In physics and optics, a medium refers to any material through which light or other electromagnetic waves can travel. It’s essentially a substance that acts as a carrier for these waves.

• Light is a form of electromagnetic radiation, which travels in the form of waves. These waves consist of oscillating electric and magnetic fields.
• The properties of the medium, such as its density and composition, influence how light propagates through it.
• Different mediums can affect the speed, direction, and behaviour of light waves. For instance, light travels slower in water compared to a vacuum.
• Examples of Mediums:
  • Transparent: Materials like air, glass, and water allow most light to pass through, with minimal absorption or scattering. These are good examples of mediums for light propagation.
  • Translucent: Some materials, like frosted glass or thin paper, partially transmit light. They allow some light to pass through while diffusing or scattering the rest.
  • Opaque: Materials like wood or metal block light completely. They don’t allow any light to travel through them.

In mathematics, the sine is a trigonometric function of an angle.

• The sine of an acute angle is defined in the context of a right-angle triangle.
• For any specified angle, it’s sine is the ratio of the length of the side opposite that angle, to the length of the longest side of the triangle (the hypotenuse).
• The mathematical notation for sine is sin.

Wavelength measures a complete wave cycle, which is the distance from any point on a wave to the corresponding point on the next wave.

• While wavelength can be measured from any point on a wave, it is often simplest to measure from the peak of one wave to the peak of the next or from the bottom of one trough to the bottom of the next, ensuring the measurement covers the whole of the cycle.
• The wavelength of an electromagnetic wave is usually given in metres.
• The wavelength of visible light is typically measured in nanometres, with 1,000,000,000 nanometres making up a metre.
• Radio waves, visible light, and gamma waves for example, each have different ranges of wavelengths within the electromagnetic spectrum.

The angle of incidence measures the angle at which incoming light strikes a surface.

• The angle of incidence is measured between a ray of incoming light and an imaginary line called the normal.
• See this diagram for an explanation: Reflection of a ray of light
• In optics, the normal is a line drawn on a ray diagram perpendicular to, so at a right angle to (90⁰), the boundary between two media.
• If the boundary between the media is curved, then the normal is drawn at a tangent to the boundary.

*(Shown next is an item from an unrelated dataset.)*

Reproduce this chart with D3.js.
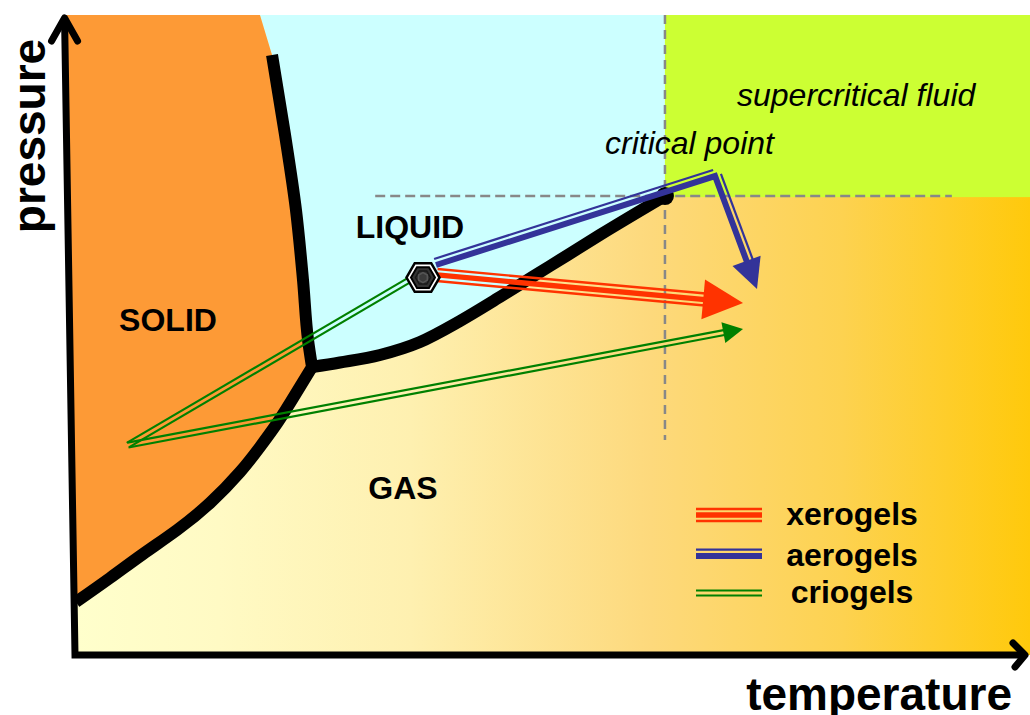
<!DOCTYPE html>
<html><head><meta charset="utf-8">
<script src="https://cdn.jsdelivr.net/npm/d3@7"></script>
<style>
html,body{margin:0;padding:0;background:#fff;}
svg{display:block;}
text{font-family:"Liberation Sans",Arial,Helvetica,sans-serif;}
</style>
</head><body>
<svg id="c" width="1030" height="715"></svg>
<script>
// ---- data (arbitrary temperature / pressure units, 0..100) ----
const phaseLabels = ["SOLID", "LIQUID", "GAS"];
const regionNotes = ["supercritical fluid", "critical point"];
const gelTypes = ["xerogels", "aerogels", "criogels"];
const axisTitles = ["temperature", "pressure"];
const triplePoint = [24.95, 45.0];
const criticalPoint = [62.1, 71.7];
const meltingCurve = [[20.74, 93.75], [22.11, 81.25], [23.26, 69.53], [24.0, 58.59], [24.53, 49.22], [24.95, 45.0]];
const vaporCurve = [[24.95, 45.0], [27.89, 45.7], [32.11, 46.88], [36.32, 48.91], [40.53, 52.19], [44.74, 55.94], [50.0, 60.78], [55.26, 65.63], [62.1, 71.7]];
const sublimationCurve = [[24.95, 45.0], [23.16, 40.63], [21.37, 36.41], [19.47, 32.5], [17.37, 28.59], [14.21, 23.75], [10.74, 19.53], [7.16, 15.78], [3.68, 12.03], [0.1, 8.28]];
const solidTopEdge = [19.47, 100];
const gelPoint = [36.63, 58.98];
const xerogelPath = [[38.11, 59.38], [70.32, 55.0]];
const aerogelPath = [[38.0, 60.94], [67.37, 74.84], [71.79, 57.19]];
const criogelPath = [[35.37, 58.75], [5.58, 32.81], [70.32, 50.94]];

// ---- scales ----
const svg = d3.select("#c");
const x = d3.scaleLinear().domain([0, 100]).range([75, 1025]);
const y = d3.scaleLinear().domain([0, 100]).range([655, 15]);
const P = d => [x(d[0]), y(d[1])];
const lineV = d3.line().x(d => x(d[0])).y(d => y(d[1])).curve(d3.curveMonotoneX);
const lineS = d3.line().x(d => x(d[0])).y(d => y(d[1])).curve(d3.curveNatural);
const lineM = d3.line().x(d => x(d[0])).y(d => y(d[1])).curve(d3.curveMonotoneY);
const cont = s => s.replace(/^M/, "L");

// gradient
const defs = svg.append("defs");
const grad = defs.append("linearGradient").attr("id", "gasGrad")
  .attr("gradientUnits", "userSpaceOnUse")
  .attr("x1", x(0)).attr("x2", x(101)).attr("y1", 0).attr("y2", 0);
[[0, "#ffffcc"], [0.15, "#fffac4"], [0.35, "#fef0b0"], [0.6, "#fdd97c"], [0.8, "#fdd250"], [1, "#ffc90a"]]
  .forEach(s => grad.append("stop").attr("offset", s[0]).attr("stop-color", s[1]));

// ---- regions ----
svg.append("path").attr("fill", "url(#gasGrad)")
  .attr("d", `M${x(-1.3)},${y(100)}L${x(101)},${y(100)}L${x(101)},${y(0)}L${x(0)},${y(0)}Z`);

svg.append("path").attr("fill", "#ccffff")
  .attr("d", `M${x(solidTopEdge[0])},${y(100)}L${x(criticalPoint[0])},${y(100)}L${x(criticalPoint[0])},${y(criticalPoint[1])}`
    + cont(lineV(vaporCurve.slice().reverse())) + cont(lineM(meltingCurve.slice().reverse())) + "Z");

svg.append("path").attr("fill", "#fd9a36")
  .attr("d", `M${x(-1.3)},${y(100)}L${x(solidTopEdge[0])},${y(100)}` + cont(lineM(meltingCurve)) + cont(lineS(sublimationCurve))
    + `L${x(-0.2)},${y(8.28)}Z`);

svg.append("rect").attr("fill", "#ccff33")
  .attr("x", x(criticalPoint[0])).attr("y", y(100))
  .attr("width", x(101) - x(criticalPoint[0])).attr("height", y(criticalPoint[1]) - y(100) + 1);

// dashed guide lines
svg.append("line").attr("x1", x(31.6)).attr("x2", x(92.3)).attr("y1", y(criticalPoint[1])).attr("y2", y(criticalPoint[1]))
  .attr("stroke", "#888").attr("stroke-width", 2.5).attr("stroke-dasharray", "10,5");
svg.append("line").attr("x1", x(criticalPoint[0])).attr("x2", x(criticalPoint[0])).attr("y1", y(100)).attr("y2", y(33.6))
  .attr("stroke", "#888").attr("stroke-width", 2.5).attr("stroke-dasharray", "9,6");

// phase boundaries
svg.append("path").attr("fill", "none").attr("stroke", "#000").attr("stroke-width", 12)
  .attr("stroke-linejoin", "miter").attr("stroke-miterlimit", 10)
  .attr("d", lineM(meltingCurve) + cont(lineS(sublimationCurve)));
svg.append("path").attr("fill", "none").attr("stroke", "#000").attr("stroke-width", 12)
  .attr("d", lineV(vaporCurve));
svg.append("circle").attr("cx", x(criticalPoint[0])).attr("cy", y(criticalPoint[1])).attr("r", 9).attr("fill", "#000");

// ---- multi-line arrows ----
function unit(a, b) { const dx = b[0] - a[0], dy = b[1] - a[1], l = Math.hypot(dx, dy); return [dx / l, dy / l]; }
function drawGel(data, color, lines, head) {
  const g = svg.append("g");
  let pts = data.map(P);
  const n = pts.length;
  if (head) {
    const tip = pts[n - 1];
    const u = unit(pts[n - 2], tip);
    const base = [tip[0] - head.len * u[0], tip[1] - head.len * u[1]];
    const nn = [u[1], -u[0]];
    g.append("path").attr("fill", color).attr("d",
      `M${tip}L${base[0] + nn[0] * head.w / 2},${base[1] + nn[1] * head.w / 2}L${base[0] - nn[0] * head.w / 2},${base[1] - nn[1] * head.w / 2}Z`);
    pts = pts.slice(0, n - 1).concat([[base[0] + u[0] * 2, base[1] + u[1] * 2]]);
  }
  lines.forEach(ln => {
    if (ln.d === 0) {
      g.append("path").attr("fill", "none").attr("stroke", color).attr("stroke-width", ln.w)
        .attr("stroke-linejoin", "miter").attr("d", d3.line()(pts));
    } else {
      for (let i = 0; i < pts.length - 1; i++) {
        const u = unit(pts[i], pts[i + 1]);
        const nn = [u[1] * ln.d, -u[0] * ln.d];
        g.append("line").attr("stroke", color).attr("stroke-width", ln.w)
          .attr("x1", pts[i][0] + nn[0]).attr("y1", pts[i][1] + nn[1])
          .attr("x2", pts[i + 1][0] + nn[0]).attr("y2", pts[i + 1][1] + nn[1]);
      }
    }
  });
}
const styles = {
  xerogels: { color: "#ff3300", lines: [{ d: 6, w: 2.4 }, { d: 0, w: 5.3 }, { d: -6, w: 2.4 }] },
  aerogels: { color: "#333399", lines: [{ d: 6.3, w: 2.2 }, { d: 0, w: 6 }] },
  criogels: { color: "#008000", lines: [{ d: 2.5, w: 2.2 }, { d: -2.5, w: 2.2 }] }
};
drawGel(criogelPath, styles.criogels.color, styles.criogels.lines, { len: 20, w: 21 });
drawGel(xerogelPath, styles.xerogels.color, styles.xerogels.lines, { len: 40, w: 40 });
drawGel(aerogelPath, styles.aerogels.color, styles.aerogels.lines, { len: 30, w: 30 });

// gel (hexagon) marker
function hex(cx, cy, r, rot) {
  return "M" + d3.range(6).map(k => {
    const a = (k * 60 + rot) * Math.PI / 180;
    return [cx + r * Math.cos(a), cy + r * Math.sin(a)];
  }).join("L") + "Z";
}
const [hx, hy] = P(gelPoint);
svg.append("path").attr("d", hex(hx, hy, 16.5, 0)).attr("fill", "#fff").attr("stroke", "#000").attr("stroke-width", 2.5);
svg.append("path").attr("d", hex(hx, hy, 12, 0)).attr("fill", "#333").attr("stroke", "#000").attr("stroke-width", 2);
svg.append("path").attr("d", hex(hx, hy, 7.5, 0)).attr("fill", "none").attr("stroke", "#1a1a1a").attr("stroke-width", 1.5);
svg.append("path").attr("d", hex(hx, hy, 5, 90)).attr("fill", "#3a3a3a").attr("stroke", "#555").attr("stroke-width", 1.5);

// ---- labels ----
const labelPos = [[168, 331], [410, 238], [403, 499]];
phaseLabels.forEach((t, i) => svg.append("text").text(t)
  .attr("x", labelPos[i][0]).attr("y", labelPos[i][1]).attr("text-anchor", "middle")
  .attr("font-weight", "bold").attr("font-size", 32).attr("fill", "#000"));
svg.append("text").text(regionNotes[0]).attr("x", 737).attr("y", 106)
  .attr("font-style", "italic").attr("font-size", 32).attr("fill", "#000");
svg.append("text").text(regionNotes[1]).attr("x", 605).attr("y", 154)
  .attr("font-style", "italic").attr("font-size", 32).attr("fill", "#000");

// legend
const legendY = [515, 556, 593];
gelTypes.forEach((t, i) => {
  const st = styles[t];
  const g = svg.append("g");
  st.lines.forEach(ln => g.append("line").attr("stroke", st.color).attr("stroke-width", ln.w)
    .attr("x1", 696).attr("x2", 762).attr("y1", legendY[i] - ln.d).attr("y2", legendY[i] - ln.d));
  svg.append("text").text(t).attr("x", 852).attr("y", legendY[i] + 10).attr("text-anchor", "middle")
    .attr("font-weight", "bold").attr("font-size", 32).attr("fill", "#000");
});

// ---- axes ----
const ax = svg.append("g").attr("fill", "none").attr("stroke", "#000");
ax.append("path").attr("stroke-width", 7).attr("stroke-linejoin", "miter")
  .attr("d", `M${x(-1.1)},${y(100) + 3}L${x(0)},${y(0)}L${x(100)},${y(0)}`);
ax.append("path").attr("stroke-width", 7).attr("stroke-linecap", "round").attr("stroke-linejoin", "round")
  .attr("d", `M${x(-1.1) - 13},${y(100) + 26}L${x(-1.1)},${y(100) + 3}L${x(-1.1) + 13},${y(100) + 26}`);
ax.append("path").attr("stroke-width", 7).attr("stroke-linecap", "round").attr("stroke-linejoin", "round")
  .attr("d", `M${x(100) - 12},${y(0) - 12}L${x(100)},${y(0)}L${x(100) - 10},${y(0) + 12}`);

svg.append("text").text(axisTitles[0]).attr("x", 1012).attr("y", 710).attr("text-anchor", "end")
  .attr("font-weight", "bold").attr("font-size", 46).attr("fill", "#000");
svg.append("text").text(axisTitles[1]).attr("transform", "translate(45,136) rotate(-90)").attr("text-anchor", "middle")
  .attr("font-weight", "bold").attr("font-size", 46).attr("fill", "#000");
</script>
</body></html>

In the field of optics, diffusion refers to situations that cause parallel rays of light to spread out more widely.  When light undergoes diffusion it becomes less concentrated. Diffuse reflections occur when light scatters off rough or irregular surfaces.

• When microscopic features on a surface are significantly larger than the individual wavelengths of light within the visible spectrum, each wavelength of light encounters bumps and ridges exceeding their size.
• Instead of reflecting neatly in one direction, the light scatters in different directions.
• In this case, scattering doesn’t happen completely randomly. The surface features influence the direction of the scattered light, depending on the angle of incidence and the specific bumps and ridges it encounters.
• This scattering creates diffuse reflections, responsible for the soft, uniform illumination seen on textured surfaces like matte paint or unpolished wood.
• In the case of a matte phone screen, for example, the light doesn’t form a clear reflection of your face but rather creates a soft, hazy glow due to the diffused light.

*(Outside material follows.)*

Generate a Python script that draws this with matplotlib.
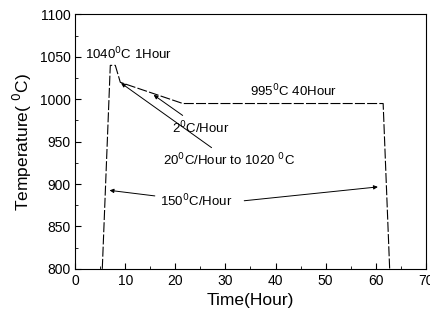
import matplotlib.pyplot as plt
from matplotlib.ticker import MultipleLocator

plt.rcParams['font.family'] = ['Liberation Sans', 'DejaVu Sans']

# heat treatment schedule
time_h = [0, 5.4, 7.0, 8.0, 9.0, 21.5, 61.5, 62.8, 70]
temp_c = [800, 800, 1040, 1040, 1020, 995, 995, 800, 800]

fig = plt.figure(figsize=(4.3, 3.22), dpi=100)
ax = fig.add_axes([0.175, 0.165, 0.815, 0.79])

ax.plot(time_h[1:-1], temp_c[1:-1], color='black', lw=0.8, dashes=(9, 2))

ax.set_xlim(0, 70)
ax.set_ylim(800, 1100)
ax.xaxis.set_major_locator(MultipleLocator(10))
ax.xaxis.set_minor_locator(MultipleLocator(5))
ax.yaxis.set_major_locator(MultipleLocator(50))
ax.yaxis.set_minor_locator(MultipleLocator(25))
ax.tick_params(which='both', direction='in', labelsize=10)
ax.tick_params(which='major', length=4)
ax.tick_params(which='minor', length=2)

ax.set_xlabel('Time(Hour)', fontsize=12.5)
ax.set_ylabel(r'Temperature( $^0$C)', fontsize=12.5)

fs = 9.5
ax.text(2.0, 1053, r'1040$^0$C 1Hour', fontsize=fs, va='center')
ax.text(35.0, 1010, r'995$^0$C 40Hour', fontsize=fs, va='center')

arr = dict(arrowstyle='-|>', color='black', lw=0.7, mutation_scale=6)
ax.annotate(r'2$^0$C/Hour', xy=(15.2, 1007), xytext=(19.3, 966),
            fontsize=fs, va='center', arrowprops=arr)
ax.annotate(r'20$^0$C/Hour to 1020 $^0$C', xy=(8.7, 1021), xytext=(17.6, 928),
            fontsize=fs, va='center', arrowprops=arr)
ax.annotate(r'150$^0$C/Hour', xy=(6.3, 893), xytext=(17.0, 880),
            fontsize=fs, va='center', arrowprops=arr)
ax.annotate('', xy=(61.0, 897), xytext=(33.2, 880), arrowprops=arr)

fig.savefig('out.png', dpi=100)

The angle of refraction measures the angle to which light bends as it passes across the boundary between different media.

• The angle of refraction is measured between a ray of light and an imaginary line called the normal.
• In optics, the normal is a line drawn on a ray diagram perpendicular to, so at a right angle to (90⁰), the boundary between two media.
• See this diagram for an explanation: Refraction of a ray of light
• If the boundary between the media is curved, the normal is drawn perpendicular to the boundary.

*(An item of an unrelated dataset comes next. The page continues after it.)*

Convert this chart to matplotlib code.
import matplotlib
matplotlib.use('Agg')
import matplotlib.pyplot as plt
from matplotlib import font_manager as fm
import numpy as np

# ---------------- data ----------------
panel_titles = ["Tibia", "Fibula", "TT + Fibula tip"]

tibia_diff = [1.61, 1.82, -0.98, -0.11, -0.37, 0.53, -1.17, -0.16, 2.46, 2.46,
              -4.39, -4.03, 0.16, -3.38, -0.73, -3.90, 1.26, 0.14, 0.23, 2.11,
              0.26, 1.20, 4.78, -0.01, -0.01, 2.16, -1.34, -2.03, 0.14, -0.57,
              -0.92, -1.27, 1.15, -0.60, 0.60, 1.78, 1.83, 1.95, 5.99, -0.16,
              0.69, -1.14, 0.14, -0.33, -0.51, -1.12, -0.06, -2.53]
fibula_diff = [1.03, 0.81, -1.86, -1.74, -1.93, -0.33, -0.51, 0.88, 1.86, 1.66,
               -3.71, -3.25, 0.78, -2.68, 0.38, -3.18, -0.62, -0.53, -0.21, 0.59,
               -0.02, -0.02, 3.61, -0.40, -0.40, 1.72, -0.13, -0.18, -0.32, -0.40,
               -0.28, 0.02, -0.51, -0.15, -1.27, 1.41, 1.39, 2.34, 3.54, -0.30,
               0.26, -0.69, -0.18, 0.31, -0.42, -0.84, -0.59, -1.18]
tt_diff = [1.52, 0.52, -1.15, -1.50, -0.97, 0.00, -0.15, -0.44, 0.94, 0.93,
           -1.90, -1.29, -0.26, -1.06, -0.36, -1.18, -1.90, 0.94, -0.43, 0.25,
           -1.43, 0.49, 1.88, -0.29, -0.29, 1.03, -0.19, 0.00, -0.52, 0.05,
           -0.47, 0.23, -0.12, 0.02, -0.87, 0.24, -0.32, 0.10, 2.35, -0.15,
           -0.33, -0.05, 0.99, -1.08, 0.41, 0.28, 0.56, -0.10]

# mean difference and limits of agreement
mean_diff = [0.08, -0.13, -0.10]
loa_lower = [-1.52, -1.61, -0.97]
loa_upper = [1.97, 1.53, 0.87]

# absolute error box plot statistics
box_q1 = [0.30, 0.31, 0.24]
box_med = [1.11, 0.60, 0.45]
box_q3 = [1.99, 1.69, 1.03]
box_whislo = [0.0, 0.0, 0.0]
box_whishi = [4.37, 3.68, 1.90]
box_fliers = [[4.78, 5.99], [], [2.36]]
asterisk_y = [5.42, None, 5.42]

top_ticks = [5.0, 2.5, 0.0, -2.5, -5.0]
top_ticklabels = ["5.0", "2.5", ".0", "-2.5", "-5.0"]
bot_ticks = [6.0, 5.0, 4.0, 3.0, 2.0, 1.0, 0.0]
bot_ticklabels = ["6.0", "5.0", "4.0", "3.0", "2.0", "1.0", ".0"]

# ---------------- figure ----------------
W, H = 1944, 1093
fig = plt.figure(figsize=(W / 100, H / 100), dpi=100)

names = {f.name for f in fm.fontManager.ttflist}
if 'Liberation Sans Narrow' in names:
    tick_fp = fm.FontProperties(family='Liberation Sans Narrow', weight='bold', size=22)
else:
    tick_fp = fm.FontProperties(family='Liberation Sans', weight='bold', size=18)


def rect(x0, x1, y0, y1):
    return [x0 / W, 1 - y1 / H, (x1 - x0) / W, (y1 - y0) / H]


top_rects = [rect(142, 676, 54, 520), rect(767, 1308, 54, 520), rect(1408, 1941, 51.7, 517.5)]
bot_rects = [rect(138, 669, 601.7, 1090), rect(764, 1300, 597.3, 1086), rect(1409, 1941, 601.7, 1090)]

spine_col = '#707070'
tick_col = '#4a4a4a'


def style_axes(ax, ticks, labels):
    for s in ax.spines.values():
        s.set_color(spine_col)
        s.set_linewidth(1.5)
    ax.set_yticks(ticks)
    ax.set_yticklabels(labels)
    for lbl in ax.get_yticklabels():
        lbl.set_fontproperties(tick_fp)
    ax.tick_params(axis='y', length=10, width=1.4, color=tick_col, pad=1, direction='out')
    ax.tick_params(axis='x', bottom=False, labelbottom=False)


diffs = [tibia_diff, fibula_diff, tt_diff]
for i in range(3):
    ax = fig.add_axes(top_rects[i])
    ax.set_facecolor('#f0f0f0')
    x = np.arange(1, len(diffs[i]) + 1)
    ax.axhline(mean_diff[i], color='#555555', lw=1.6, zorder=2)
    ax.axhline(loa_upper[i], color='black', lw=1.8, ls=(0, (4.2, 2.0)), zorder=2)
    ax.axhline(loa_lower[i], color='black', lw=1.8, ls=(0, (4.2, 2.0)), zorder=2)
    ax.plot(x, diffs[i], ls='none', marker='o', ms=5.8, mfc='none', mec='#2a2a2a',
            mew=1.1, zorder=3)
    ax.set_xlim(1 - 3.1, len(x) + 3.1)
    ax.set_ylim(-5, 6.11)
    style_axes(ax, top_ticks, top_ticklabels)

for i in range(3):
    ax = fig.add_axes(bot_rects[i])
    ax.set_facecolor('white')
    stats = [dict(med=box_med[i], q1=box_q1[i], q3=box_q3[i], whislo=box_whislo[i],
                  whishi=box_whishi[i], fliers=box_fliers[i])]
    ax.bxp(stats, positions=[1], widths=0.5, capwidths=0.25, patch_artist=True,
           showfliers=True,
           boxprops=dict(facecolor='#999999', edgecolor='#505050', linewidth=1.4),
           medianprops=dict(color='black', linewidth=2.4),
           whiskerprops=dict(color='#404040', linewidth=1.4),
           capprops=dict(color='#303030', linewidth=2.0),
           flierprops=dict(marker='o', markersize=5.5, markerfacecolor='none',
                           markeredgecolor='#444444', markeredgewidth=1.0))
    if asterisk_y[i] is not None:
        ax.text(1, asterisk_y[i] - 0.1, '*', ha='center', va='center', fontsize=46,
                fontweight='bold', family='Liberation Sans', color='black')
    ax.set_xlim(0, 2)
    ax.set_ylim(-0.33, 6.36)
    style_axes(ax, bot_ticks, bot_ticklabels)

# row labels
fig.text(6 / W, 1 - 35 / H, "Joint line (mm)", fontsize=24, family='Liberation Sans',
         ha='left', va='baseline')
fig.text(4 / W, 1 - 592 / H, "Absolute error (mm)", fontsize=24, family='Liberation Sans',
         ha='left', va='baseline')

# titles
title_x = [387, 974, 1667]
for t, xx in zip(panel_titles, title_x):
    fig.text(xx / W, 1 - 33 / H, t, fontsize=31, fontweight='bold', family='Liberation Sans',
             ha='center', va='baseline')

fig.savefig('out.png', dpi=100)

Optical density is a measure of how much a material resists and slows the transmission of light.

• The higher the optical density of a material, the slower light travels through it.
• The lower the optical density of a material, the faster light travels through it.
• A vacuum is not a medium and has zero optical density.
• Light travels through a vacuum at the maximum possible speed of light which is 299,792 kilometres per second.
• Optical density and refractive index are related properties.
• In general, materials with higher optical density tend to have higher refractive indices and vice versa.
• The greater the difference in refractive index between two materials, the more they will bend light when they come into contact.